PUNTO DE VISTA
J. Martínez
El Faro | Miércoles 22 de octubre de 2014
Los resultados de las elecciones han sido muy aleccionadores. No oculto que esperaba los resultados de esta convocatoria con bastante tranquilidad. Consideraba que ambos líderes habían tenido la ocasión de comprobar por ellos mismos los errores que habían cometido, y estaba seguro, y lo estoy, de que han aprendido mucho de ellos. Los resultados obtenidos por los nacionalistas -sobre todo, los empeñados en hacer plebiscitos ilegales- también les harán reflexionar y, tras ello, rectificar en algo la trayectoria que han seguido. Más que nunca, veremos rectificaciones que a todos nos vendrán bien.
Es sano rectificar. La huida de la rectificación conlleva secuelas que producen sufrimiento intelectual y que suelen adoptar tres formas. En un caso se niega la evidencia y se quiere justificar que no hubo equivocación en su momento o que no se les entendió bien, que lo que es blanco es negro y lo que es negro es blanco. En otro, se procura pasar de puntillas por el asunto y si alguien se lo recuerda contraatacan recordándole a los demás los trapos sucios que guardan en su armario. La última es la menos frecuente, pero la más desconcertante. Dejan que pase el tiempo y después actúan en el sentido de la rectificación, como si no hubiese ocurrido nada, con la mayor naturalidad y como si el error anterior no hubiera existido.
¿De dónde viene ese miedo a la rectificación ¿De dónde sacan los políticos que rectificar es un signo de debilidad, de darle la razón al contrario? ¿Se trata de eso o se trata de pretender -lo que sería más grave- dar una imagen ante los gobernados de infalibilidad y de sabiduría absoluta? Si fuera esto último, nuestros políticos tendrían interiorizado un modelo de ejercicio del poder bastante obsoleto. Rectificar es de sabios, dice el refrán. Si los políticos no quieren ser sabios, serán ignorantes. Pero entonces que tengan en cuenta que con este título no pueden mandar ni en un club de petanca. El saber popular habla de las ventajas de saber rectificar, de darse cuenta de lo que se hace mal y de ponerle remedio. Un afamado multimillonario decía que si no hubiera cometido sus mejores errores no habría sido capaz de realizar los grandes ajustes del rumbo de su vida. Churchill decía lo mismo, aunque precisaba los momentos: “Es una gran ventaja que los errores de los que más se aprende se cometan pronto”. Rectificar es un proceso natural, porque no siempre tenemos toda la información, la experiencia necesaria o el juicio suficientemente formado a la hora de tomar decisiones. El que no rectifica, el que no reconoce que se aprende, renuncia a lo que es más característico del ser humano: su plasticidad, sus enormes posibilidades de extraer consecuencias de todo lo que acontece. Un político que no rectifica fortalecerá su imagen de firmeza, pero mostrará a cambio una debilidad mayor: su incapacidad para leer los acontecimientos, para entender el sentido de la evolución. Lanzará el mensaje de que los hechos y las situaciones que dieron lugar a una decisión no son un fluido que va variando conforme pasa el tiempo, sino que cristalizan y quedan estáticos.
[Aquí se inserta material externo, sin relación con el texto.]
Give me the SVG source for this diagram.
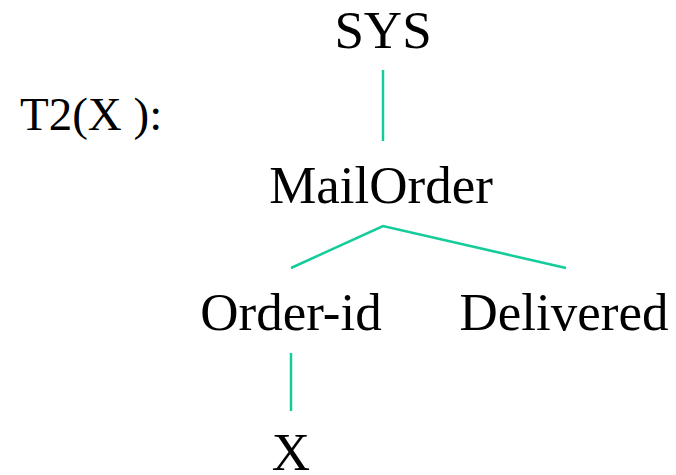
<svg xmlns="http://www.w3.org/2000/svg" width="676" height="475" viewBox="0 0 676 475">
  <style>
    .lbl { font-family: "Liberation Serif", "Times New Roman", serif; font-size: 53px; fill: #000; text-anchor: middle; }
    .edge { stroke: #14CC99; stroke-width: 2.5; fill: none; }
  </style>
  <rect width="676" height="475" fill="#fff"/>
  <text x="20" y="130" style="font-family: 'Liberation Serif', 'Times New Roman', serif; font-size: 47px;">T2(X ):</text>
  <g id="connectors">
    <line class="edge" x1="383" y1="70" x2="383" y2="141"/>
    <polyline class="edge" points="291,268 383,226 566,268"/>
    <line class="edge" x1="291" y1="353" x2="291" y2="411"/>
  </g>
  <g id="sys"><text class="lbl" x="383" y="48">SYS</text></g>
  <g id="mailorder"><text class="lbl" x="381" y="203">MailOrder</text></g>
  <g id="order-id"><text class="lbl" x="291" y="330">Order-id</text></g>
  <g id="delivered"><text class="lbl" x="564" y="330">Delivered</text></g>
  <g id="x"><text class="lbl" x="291" y="470">X</text></g>
</svg>
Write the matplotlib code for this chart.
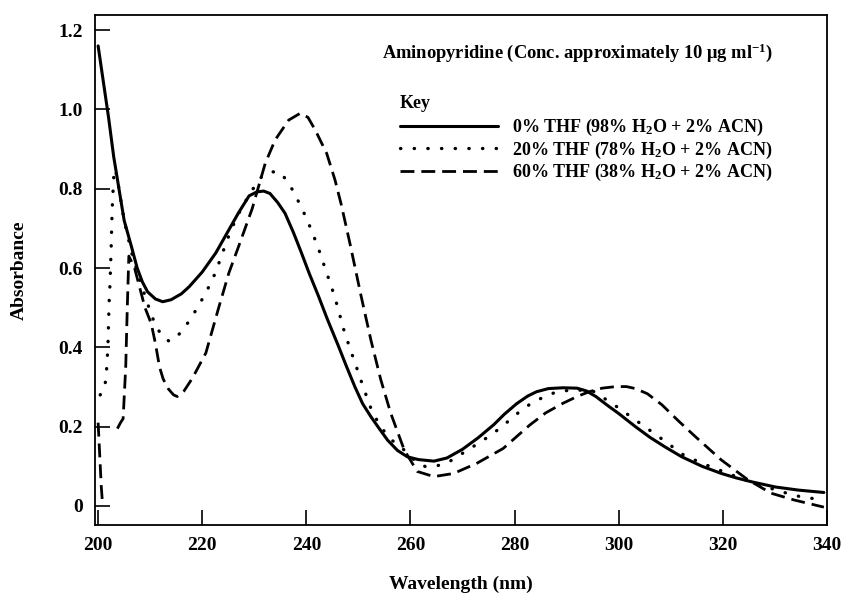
import numpy as np
import matplotlib
matplotlib.use("Agg")
import matplotlib.pyplot as plt

plt.rcParams['font.family'] = ['Liberation Serif', 'DejaVu Serif']
plt.rcParams['font.weight'] = 'bold'
plt.rcParams['mathtext.fontset'] = 'custom'
plt.rcParams['mathtext.rm'] = 'Liberation Serif:bold'
plt.rcParams['mathtext.it'] = 'Liberation Serif:bold'
plt.rcParams['mathtext.bf'] = 'Liberation Serif:bold'

# 0% THF (solid)
x0 = [200, 201, 202, 203, 204, 205, 206.4, 207.5, 208.5, 209.5, 211, 212.4, 214, 216, 217.5,
      220, 222.6, 225.1, 227, 229, 230.5, 231.8, 233, 234.5, 235.9, 237.5, 239, 240.5, 242.3,
      244, 246.1, 247.7, 249.3, 250.8, 252.4, 254, 255.6, 257.5, 259.4, 261.5, 264.5, 267,
      270, 273, 276, 278, 280.4, 282.5, 284.2, 286.5, 289.3, 292, 293.8, 295.6, 298,
      300, 303.2, 306, 309, 312.1, 316, 319.7, 322.5, 325.5, 330, 334.5, 339.4]
y0 = [1.16, 1.07, 0.98, 0.88, 0.80, 0.72, 0.654, 0.60, 0.565, 0.54, 0.522, 0.515, 0.52, 0.535, 0.553,
      0.59, 0.638, 0.696, 0.74, 0.782, 0.792, 0.794, 0.788, 0.765, 0.738, 0.69, 0.64, 0.588, 0.530,
      0.472, 0.405, 0.352, 0.301, 0.258, 0.225, 0.195, 0.166, 0.14, 0.124, 0.117, 0.113, 0.121,
      0.143, 0.172, 0.205, 0.231, 0.258, 0.277, 0.288, 0.296, 0.298, 0.297, 0.29, 0.276, 0.252,
      0.233, 0.2, 0.173, 0.148, 0.124, 0.1, 0.082, 0.071, 0.061, 0.048, 0.04, 0.034]

# 20% THF (dotted)
x20 = [200.4, 201.3, 201.7, 201.9, 202.1, 202.3, 202.5, 202.7, 203.0, 203.3, 204, 205, 206.4,
       208, 209.5, 211, 212.5, 213.7, 215, 216.6, 218.8, 220.8, 222.5, 223.9, 225.5, 227.5,
       229.5, 231.4, 233, 234.7, 236, 237.2, 239.1, 240.7, 242.2, 243.5, 245, 246.1, 247,
       248.3, 249.6, 251, 252.4, 254.2, 256.5, 258.8, 261, 262.9, 265, 267, 270.5, 274, 277.2,
       280.4, 283.6, 287.7, 291, 295, 298.8, 301.9, 305, 309, 312.4, 315.9, 320, 325, 331.2,
       335, 339.4]
y20 = [0.28, 0.30, 0.355, 0.41, 0.51, 0.565, 0.65, 0.75, 0.83, 0.85, 0.80, 0.72, 0.64,
       0.57, 0.51, 0.455, 0.425, 0.415, 0.425, 0.449, 0.494, 0.54, 0.587, 0.638, 0.696, 0.75,
       0.795, 0.83, 0.842, 0.843, 0.825, 0.80, 0.752, 0.704, 0.654, 0.603, 0.545, 0.498, 0.452,
       0.40, 0.351, 0.297, 0.246, 0.2, 0.165, 0.141, 0.112, 0.099, 0.101, 0.108, 0.137, 0.166, 0.196,
       0.232, 0.263, 0.286, 0.293, 0.290, 0.258, 0.229, 0.20, 0.162, 0.129, 0.108, 0.087, 0.062, 0.036,
       0.023, 0.015]

# 60% THF (dashed)
x60 = [200, 200.3, 200.6, 200.85, np.nan, 203.7, 204.3, 204.8, 205.3, 205.6, 205.9, 207,
       208, 209, 210.2, 211, 211.8, 212.5, 213.5, 214.5, 215.2, 216.5, 218.1, 220.7, 223.2, 225.1,
       227, 229.6, 232.1, 234, 236.6, 238.8, 240.3, 241.7, 243.9, 245.5, 246.7, 248.4, 250.5,
       252.4, 254.3, 256.2, 258.8, 261.3, 264.5, 268.3, 272.8, 277.8, 282.9, 286, 289.3, 292,
       294.3, 296.8, 299.4, 301.5, 303.2, 305.5, 308.3, 311.5, 314.7, 319.7, 324.8, 329.3, 333.7, 339.4]
y60 = [0.21, 0.13, 0.05, 0.005, np.nan, 0.195, 0.21, 0.22, 0.35, 0.50, 0.63, 0.60,
       0.55, 0.50, 0.46, 0.41, 0.35, 0.32, 0.295, 0.28, 0.276, 0.29, 0.322, 0.386, 0.502, 0.587,
       0.655, 0.75, 0.864, 0.923, 0.973, 0.99, 0.98, 0.948, 0.889, 0.822, 0.76, 0.66, 0.53,
       0.418, 0.318, 0.234, 0.141, 0.087, 0.074, 0.082, 0.108, 0.145, 0.204, 0.235, 0.259, 0.276,
       0.288, 0.297, 0.301, 0.301, 0.296, 0.283, 0.255, 0.214, 0.175, 0.116, 0.066, 0.032, 0.015, -0.003]

labels = [r'0% THF (98% H$_\mathrm{2}$O + 2% ACN)',
          r'20% THF (78% H$_\mathrm{2}$O + 2% ACN)',
          r'60% THF (38% H$_\mathrm{2}$O + 2% ACN)']
xticks = [200, 220, 240, 260, 280, 300, 320, 340]
yticks = [0, 0.2, 0.4, 0.6, 0.8, 1.0, 1.2]
yticklabels = ['0', '0.2', '0.4', '0.6', '0.8', '1.0', '1.2']

fig = plt.figure(figsize=(8.43, 5.98), dpi=100)
ax = fig.add_axes([95/843, 1-525/598, (827-95)/843, (525-15)/598])

l0, = ax.plot(x0, y0, color='black', lw=2.2, solid_capstyle='round', solid_joinstyle='round')
l1, = ax.plot(x20, y20, color='black', lw=2.4, linestyle=(0, (0.1, 4)), dash_capstyle='round')
l2, = ax.plot(x60, y60, color='black', lw=2.0, linestyle=(0, (5, 2.5)))

ax.set_xlim(199.4, 339.4)
ax.set_ylim(-0.048, 1.238)
ax.set_xticks(xticks)
ax.set_xticklabels([str(t) for t in xticks])
ax.set_yticks(yticks)
ax.set_yticklabels(yticklabels)
ax.tick_params(direction='in', length=11, width=1.2, labelsize=14, top=False, right=False)
ax.tick_params(axis='y', pad=9)
ax.tick_params(axis='x', pad=9)
for s in ax.spines.values():
    s.set_linewidth(1.3)

ax.set_xlabel('Wavelength (nm)', fontsize=14, fontweight='bold', labelpad=15)
ax.set_ylabel('Absorbance', fontsize=14, fontweight='bold', labelpad=22)

ax.text(382/843, 1-53/598, r'Aminopyridine (Conc. approximately 10 $\mathrm{\mu}$g ml$^{-1}$)',
        transform=fig.transFigure, fontsize=13.3, fontweight='bold', va='center', ha='left')
ax.text(400/843, 1-103/598, 'Key', transform=fig.transFigure, fontsize=13,
        fontweight='bold', va='center', ha='left')

leg = ax.legend([l0, l1, l2], labels, loc='upper left',
                bbox_to_anchor=(400/843, 1-117/598), bbox_transform=fig.transFigure,
                frameon=False, fontsize=13, handlelength=5.4, handletextpad=0.8,
                borderpad=0, borderaxespad=0, labelspacing=0.08)

fig.savefig('out.png', dpi=100)
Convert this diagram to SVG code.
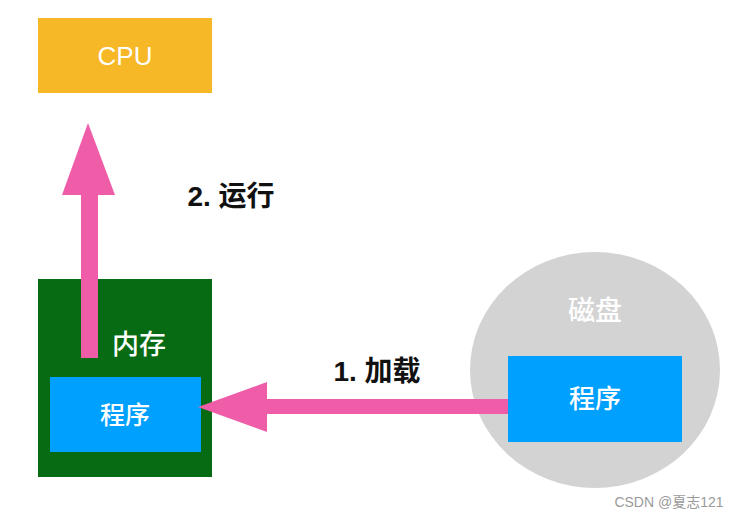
<svg xmlns="http://www.w3.org/2000/svg" width="740" height="513" viewBox="0 0 740 513">
<style>
.t{font-family:"Liberation Sans","Noto Sans CJK SC",sans-serif;text-anchor:middle}
.w{fill:#ffffff;font-weight:500}
.lbl{font-weight:bold;fill:#111111;font-size:28px}
.arrow{fill:#EF5DA8}
.prog{fill:#00A0FF}
</style>
<rect width="740" height="513" fill="#ffffff"/>
<g id="cpu">
<rect x="38" y="18" width="174" height="75" fill="#F6B826"/>
<text class="t w" x="125" y="65" font-size="26">CPU</text>
</g>
<g id="memory">
<rect x="38" y="279" width="174" height="198" fill="#066B13"/>
<text class="t w" x="139" y="354" font-size="27">内存</text>
</g>
<g id="memory-program">
<rect x="50" y="377" width="151" height="75" class="prog"/>
<text class="t w" x="125" y="424" font-size="25">程序</text>
</g>
<g id="disk">
<ellipse cx="595" cy="370" rx="125" ry="118" fill="#D3D3D3"/>
<text class="t w" x="595" y="320" font-size="27">磁盘</text>
</g>
<g id="connectors">
<polygon class="arrow" points="81,358 98,358 98,195 115,195 88,123 62,195 81,195"/>
<polygon class="arrow" points="509,399 509,414 267,414 267,432 198,407 267,382 267,399"/>
<text class="t lbl" x="231" y="206">2. 运行</text>
<text class="t lbl" x="377" y="381">1. 加载</text>
</g>
<g id="disk-program">
<rect x="508" y="356" width="174" height="86" class="prog"/>
<text class="t w" x="595" y="408" font-size="26">程序</text>
</g>
<text class="t" x="669" y="507" font-size="14" fill="#9a9a9a">CSDN @夏志121</text>
</svg>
La historia de la ciencia es la historia de la base del progreso y es el más completo catálogo de errores y rectificados que se haya podido inventariar. Si en las relaciones humanas no contemplamos la rectificación, las personas no tendrían segundas oportunidades ni posibilidades de cambiar, perderíamos algo tan hermoso como enderezar el rumbo y replantearnos el sentido de nuestra vida.
Y una última cosa. Rectificando se evitan muchas situaciones de espantoso ridículo. Se cuenta que un periodista incisivo iba entrevistando a un líder y le intentaba hacer ver que se había equivocado en algunas de sus decisiones. El político paseaba con el periodista y negaba, argumentaba, justificaba, pero sin dar marcha atrás. En un momento determinado el líder tropezó y estuvo a punto de caerse. Un movimiento brusco, resuelto con un escorzo atrevido en el aire, le evito caer al suelo. Su entrevistador vio aquí la oportunidad de que, al fin, su entrevistado reconociera algo. Le preguntó: “No me negará que ha tropezado”. La contestación fue: “No. He ensayado un paso de baile que se me acaba de ocurrir”.